Femicide

Illustration by Anastasiia Zubareva

Movement Against Femicide Comes to Abu Dhabi

Gender-based violence is targeted; it uses power to crush rather than build. It equates masculinity to brutality and femininity to weakness.

Nov 26, 2016

Nov. 25 commemorates a day of fighting back. It is the anniversary of the assassination of the Mirabal sisters — also known as Las Mariposas or The Butterflies — who were assassinated by the Dominican dictator Rafael Trujillo because of their fight for civil rights. That day, tainted with the blood of freedom, is the perfect one to raise awareness about violence against women and girls. Thus, it is the International Day for the Elimination of Violence against Women, which received its official UN recognition on December 17, 1999. It’s the day to talk about violence that punishes womanhood, disgraces femininity and grants humanity to only one gender.
It’s the day we wear orange to forgo all gender divisions.
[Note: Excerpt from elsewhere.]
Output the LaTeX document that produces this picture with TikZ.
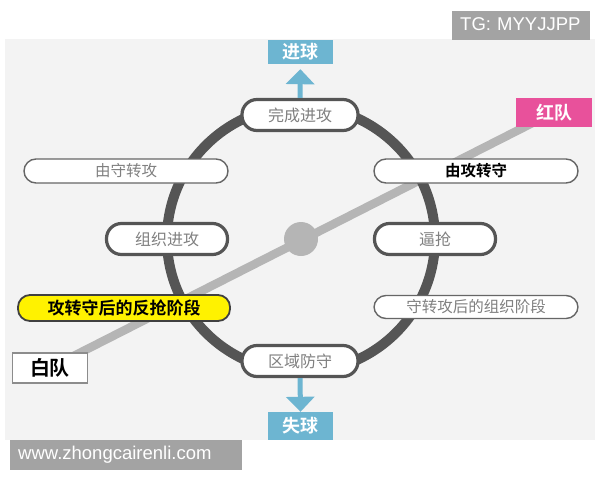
\documentclass[tikz,border=0pt]{standalone}
\usepackage{fontspec}
\setmainfont{Liberation Sans}
\newfontfamily\cjk{Noto Sans CJK SC}[BoldFont={Noto Sans CJK SC Bold}]
\usetikzlibrary{arrows.meta}
\definecolor{panel}{HTML}{F3F3F3}
\definecolor{ringc}{HTML}{555555}
\definecolor{linec}{HTML}{B5B5B5}
\definecolor{bluec}{HTML}{6DB5D1}
\definecolor{pinkc}{HTML}{E8519B}
\definecolor{yell}{HTML}{FFF200}
\definecolor{wmark}{HTML}{A3A3A3}
\definecolor{txtg}{HTML}{808080}
\tikzset{
  pill/.style={draw=#1, fill=white, rounded corners=12pt, inner sep=0pt, align=center},
  thickpill/.style={pill=ringc, line width=3.2pt, minimum width=116pt, minimum height=31pt, rounded corners=15pt,
    text=txtg, font=\cjk\fontsize{16}{16}\selectfont},
  thinpill/.style={pill=black!60, line width=1.4pt, minimum width=204pt, minimum height=24pt,
    text=txtg, font=\cjk\fontsize{15.5}{16}\selectfont},
  bluebox/.style={fill=bluec, text=white, inner sep=0pt, minimum width=65pt,
    font=\cjk\bfseries\fontsize{18}{18}\selectfont},
  teambox/.style={inner sep=0pt, minimum width=76pt, minimum height=30pt,
    font=\cjk\bfseries\fontsize{20}{20}\selectfont},
  wm/.style={fill=wmark, text=white, inner sep=0pt, anchor=west, text height=13pt, text depth=4pt,
    font=\fontsize{18.5}{19}\selectfont},
  bluearrow/.style={draw=bluec, line width=5pt, -{Triangle[width=28pt,length=15pt]}}
}
\begin{document}
\begin{tikzpicture}[x=1pt,y=-1pt]
\useasboundingbox (0,0) rectangle (600,480);
\fill[white] (0,0) rectangle (600,480);
\fill[panel] (5,39) rectangle (595,440);

% nodes (placed first for names; drawn content on top via layering order below)
\begin{scope}
% grey line from white team to red team
\coordinate (lineA) at (50,368);
\coordinate (lineB) at (554,112);
\draw[linec, line width=8.5pt] (lineA) -- (lineB);
% ring
\coordinate (ctr) at (301,239);
\draw[ringc, line width=10pt] (ctr) ellipse [x radius=134, y radius=133];
\node[circle, fill=linec, minimum size=34pt, inner sep=0pt] (dot) at (ctr) {};
\end{scope}

\node[thickpill] (wcjg) at (300,115) {完成进攻};
\node[thickpill, minimum width=121pt] (zzjg) at (167,239) {组织进攻};
\node[thickpill, minimum width=121pt] (bq) at (435,239) {逼抢};
\node[thickpill] (qyfs) at (300,361) {区域防守};

\node[thinpill] (yszg) at (126,171) {由守转攻};
\node[thinpill, text=black, font=\cjk\bfseries\fontsize{15.5}{16}\selectfont] (ygzs) at (476,171) {由攻转守};
\node[thinpill, minimum height=23pt] (sgz) at (476,307) {守转攻后的组织阶段};
\node[pill=black!75, fill=yell, line width=1.8pt, minimum width=212pt, minimum height=26pt,
  font=\cjk\bfseries\fontsize{17}{17}\selectfont] (fq) at (124,308) {攻转守后的反抢阶段};

\node[teambox, draw=black!45, fill=white, line width=1.4pt, minimum width=75pt] (bd) at (50,368) {白队};
\node[teambox, fill=pinkc, text=white, minimum height=29pt, font=\cjk\bfseries\fontsize{18}{18}\selectfont] (hd) at (554,112.5) {红队};

\node[bluebox, minimum height=24pt] (jq) at (300.5,52) {进球};
\node[bluebox, minimum height=28pt] (sq) at (300.5,426) {失球};

\draw[bluearrow, shorten >=5pt] (wcjg.north) -- (jq.south);
\draw[bluearrow] (qyfs.south) -- (sq.north);

% watermarks
\node[wm, minimum width=138pt, minimum height=29pt, text width=132pt] (tg) at (452,25.5) {\hspace*{5pt}TG: MYYJJPP};
\node[wm, minimum width=232pt, minimum height=30pt, text width=226pt] (web) at (10,455) {\hspace*{5pt}www.zhongcairenli.com};
\end{tikzpicture}
\end{document}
We reflect on how lucky we are to walk around the streets feeling safe, to voice our opinions, to have our lives within our control and to enjoy the freedom we were born into. That reflection saddens us, because safety should not be a privilege, and neither should one’s control over her own life. However, the world we live in grants rights based on region, race, religion, gender and social class. It skips humanity. It overlooks equality. But we fight back, not only on Nov. 25 but on every other day as well.
At NYU Abu Dhabi, junior Deemah Omari handed out orange t-shirts on Nov. 24 to raise awareness of this day and the dining hall buzzed with words of support marked on boards. People voiced their feelings. They had a conversation. They spoke out about their refusal to promote gender-based violence in every language. They were there, across races and genders, raw human beings rejecting injustice.
We observe so many special occasions on this campus, from cultural events to religious holidays and days for raising awareness. Omari thinks that because we celebrate a new year on some calendar every few months, mourn humanity’s losses and stand together against disease and injustice, there’s no better place than NYUAD to talk about gender-based violence. Omari met Cecilia Palmeiro, a social activist for Ni Una Menos in Buenos Aires, during her semester away. Palmeiro suggested a collaboration across continents that helps raise awareness about this issue within the context of each region, and Omari agreed.
“I thought that a conversation between people from different backgrounds would be productive,” said Omari. She also organized a conversation with the Women’s Leadership Network, and invited the NYUAD community to attend and share what they know — and don’t know— about this issue. Inside that room, we exchanged depressing stories that have become cultural norms in some regions. We discussed the gaps in a law that was written by an oppressing hand. We talked about the minds that can’t see anything but a subordinate creature in anyone who does not identify with masculinity. For some of us, it hit close to home. For others, it was a window to a harsh reality they never perceived to be this bad. But for all of us, it was a realization that more needs to be done.
The stories were horrible, but the statistics are even worse. Chills ran down our spines as we talked about the different types of violence. We discussed laws that award a rapist by allowing him to marry his victim and shaming the victim to do so, households where domestic violence is part of the daily routine and little girls who know abuse before they can even understand it. We talked about allies of suppressed calls of anguish from gang-raped women, demeaning words and insults behind closed doors and constant fear.
“Violence is not the human answer. Violence based on gender is a hundred times worse,” one student wrote on the board. Yes, violence is not human nature. People learn it, just like they learn to hate and discriminate. Many of us are given lenses at birth — lenses of gender, race and beliefs — through which we are told to view people. But it’s up to us to refuse to define humans that way because we refuse that definition for ourselves. We are proud of our genders, races, beliefs and experiences, but we don’t want to be seen only within them.
Gender-based violence is targeted; it uses power to crush rather than build. It equates masculinity to brutality and femininity to weakness. It defies nature. It makes a gender a curse of fear, abuse and injustice. It makes some mothers pray not to have daughters, so that they do not have to relive that anguish once again through their children. It makes little girls dream of being boys and living life to the fullest, without fear and with pure freedom. It makes decent men responsible for clearing their name and proving they are not one of those abusers, that they do not support this. It is wrong, and we should do more than refuse it. We should eliminate it.